Problem to solve :: Set down, exactly as written, the lines from the top of the data to the line that holds "fontweight='bold', pad=29, color='#111111')", and omit the pictures.

Source material ::
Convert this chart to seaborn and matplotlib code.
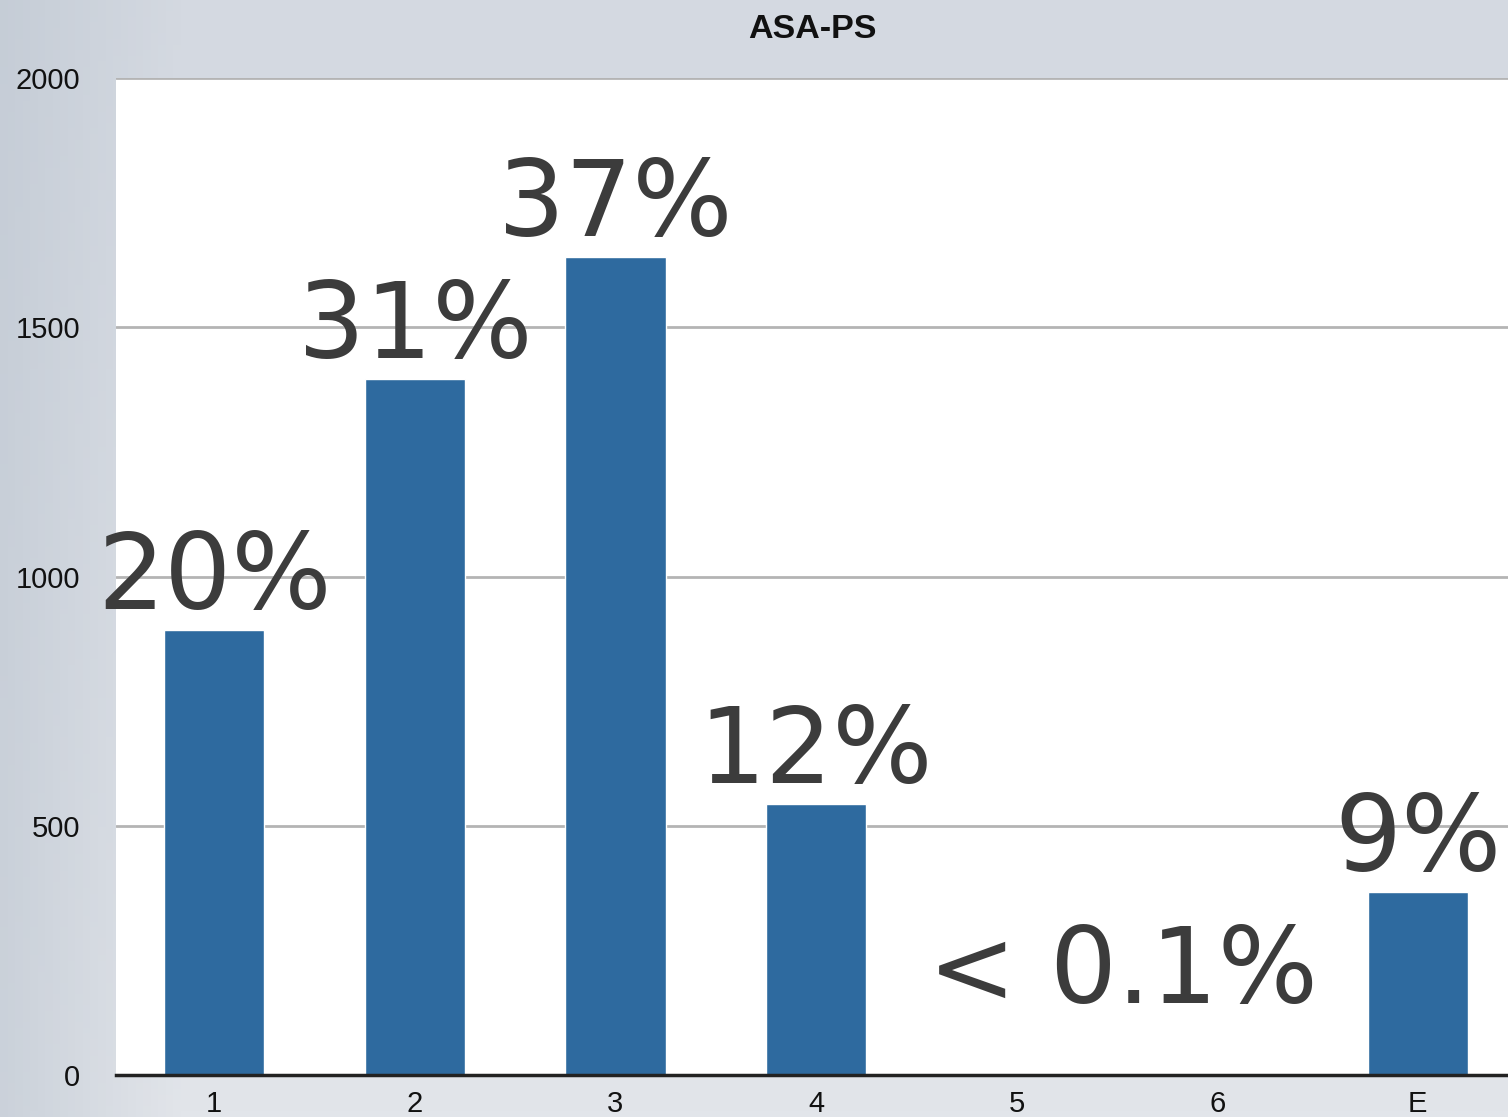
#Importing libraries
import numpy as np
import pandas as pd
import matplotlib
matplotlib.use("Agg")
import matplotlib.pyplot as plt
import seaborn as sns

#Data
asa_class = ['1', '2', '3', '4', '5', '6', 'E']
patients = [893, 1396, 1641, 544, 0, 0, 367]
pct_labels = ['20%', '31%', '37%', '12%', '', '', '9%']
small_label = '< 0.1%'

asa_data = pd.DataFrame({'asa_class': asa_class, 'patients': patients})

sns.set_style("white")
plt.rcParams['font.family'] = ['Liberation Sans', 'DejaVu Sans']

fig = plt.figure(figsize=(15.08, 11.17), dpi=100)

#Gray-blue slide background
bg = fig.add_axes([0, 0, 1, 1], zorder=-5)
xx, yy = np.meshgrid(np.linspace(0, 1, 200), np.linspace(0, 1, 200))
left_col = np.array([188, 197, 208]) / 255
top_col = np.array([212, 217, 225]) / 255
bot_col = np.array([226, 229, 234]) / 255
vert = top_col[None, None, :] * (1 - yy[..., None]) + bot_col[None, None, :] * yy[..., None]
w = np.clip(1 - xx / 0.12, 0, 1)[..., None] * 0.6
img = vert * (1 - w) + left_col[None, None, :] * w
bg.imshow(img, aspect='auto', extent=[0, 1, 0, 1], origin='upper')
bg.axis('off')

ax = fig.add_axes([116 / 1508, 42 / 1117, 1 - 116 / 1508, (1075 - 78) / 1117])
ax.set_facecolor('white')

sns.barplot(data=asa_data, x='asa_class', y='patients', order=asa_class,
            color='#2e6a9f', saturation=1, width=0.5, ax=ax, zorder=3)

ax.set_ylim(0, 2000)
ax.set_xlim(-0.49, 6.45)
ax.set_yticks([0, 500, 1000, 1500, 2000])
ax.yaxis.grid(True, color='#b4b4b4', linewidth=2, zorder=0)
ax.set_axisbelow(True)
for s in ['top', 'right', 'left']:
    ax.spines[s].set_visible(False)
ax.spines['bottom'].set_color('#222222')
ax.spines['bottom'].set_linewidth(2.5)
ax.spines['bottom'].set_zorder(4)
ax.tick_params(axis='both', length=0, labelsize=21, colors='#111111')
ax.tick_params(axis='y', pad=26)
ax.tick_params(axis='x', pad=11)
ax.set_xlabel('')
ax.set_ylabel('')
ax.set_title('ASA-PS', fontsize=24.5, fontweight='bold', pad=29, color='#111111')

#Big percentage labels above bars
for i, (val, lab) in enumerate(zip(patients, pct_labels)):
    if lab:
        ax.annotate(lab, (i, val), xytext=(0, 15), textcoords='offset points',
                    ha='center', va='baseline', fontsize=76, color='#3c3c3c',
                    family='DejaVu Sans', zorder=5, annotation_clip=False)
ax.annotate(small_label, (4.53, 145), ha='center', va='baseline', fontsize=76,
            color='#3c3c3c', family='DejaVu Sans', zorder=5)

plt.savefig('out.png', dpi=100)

Task response ::
Convert this chart to seaborn and matplotlib code.
#Importing libraries
import numpy as np
import pandas as pd
import matplotlib
matplotlib.use("Agg")
import matplotlib.pyplot as plt
import seaborn as sns

#Data
asa_class = ['1', '2', '3', '4', '5', '6', 'E']
patients = [893, 1396, 1641, 544, 0, 0, 367]
pct_labels = ['20%', '31%', '37%', '12%', '', '', '9%']
small_label = '< 0.1%'

asa_data = pd.DataFrame({'asa_class': asa_class, 'patients': patients})

sns.set_style("white")
plt.rcParams['font.family'] = ['Liberation Sans', 'DejaVu Sans']

fig = plt.figure(figsize=(15.08, 11.17), dpi=100)

#Gray-blue slide background
bg = fig.add_axes([0, 0, 1, 1], zorder=-5)
xx, yy = np.meshgrid(np.linspace(0, 1, 200), np.linspace(0, 1, 200))
left_col = np.array([188, 197, 208]) / 255
top_col = np.array([212, 217, 225]) / 255
bot_col = np.array([226, 229, 234]) / 255
vert = top_col[None, None, :] * (1 - yy[..., None]) + bot_col[None, None, :] * yy[..., None]
w = np.clip(1 - xx / 0.12, 0, 1)[..., None] * 0.6
img = vert * (1 - w) + left_col[None, None, :] * w
bg.imshow(img, aspect='auto', extent=[0, 1, 0, 1], origin='upper')
bg.axis('off')

ax = fig.add_axes([116 / 1508, 42 / 1117, 1 - 116 / 1508, (1075 - 78) / 1117])
ax.set_facecolor('white')

sns.barplot(data=asa_data, x='asa_class', y='patients', order=asa_class,
            color='#2e6a9f', saturation=1, width=0.5, ax=ax, zorder=3)

ax.set_ylim(0, 2000)
ax.set_xlim(-0.49, 6.45)
ax.set_yticks([0, 500, 1000, 1500, 2000])
ax.yaxis.grid(True, color='#b4b4b4', linewidth=2, zorder=0)
ax.set_axisbelow(True)
for s in ['top', 'right', 'left']:
    ax.spines[s].set_visible(False)
ax.spines['bottom'].set_color('#222222')
ax.spines['bottom'].set_linewidth(2.5)
ax.spines['bottom'].set_zorder(4)
ax.tick_params(axis='both', length=0, labelsize=21, colors='#111111')
ax.tick_params(axis='y', pad=26)
ax.tick_params(axis='x', pad=11)
ax.set_xlabel('')
ax.set_ylabel('')
ax.set_title('ASA-PS', fontsize=24.5, fontweight='bold', pad=29, color='#111111')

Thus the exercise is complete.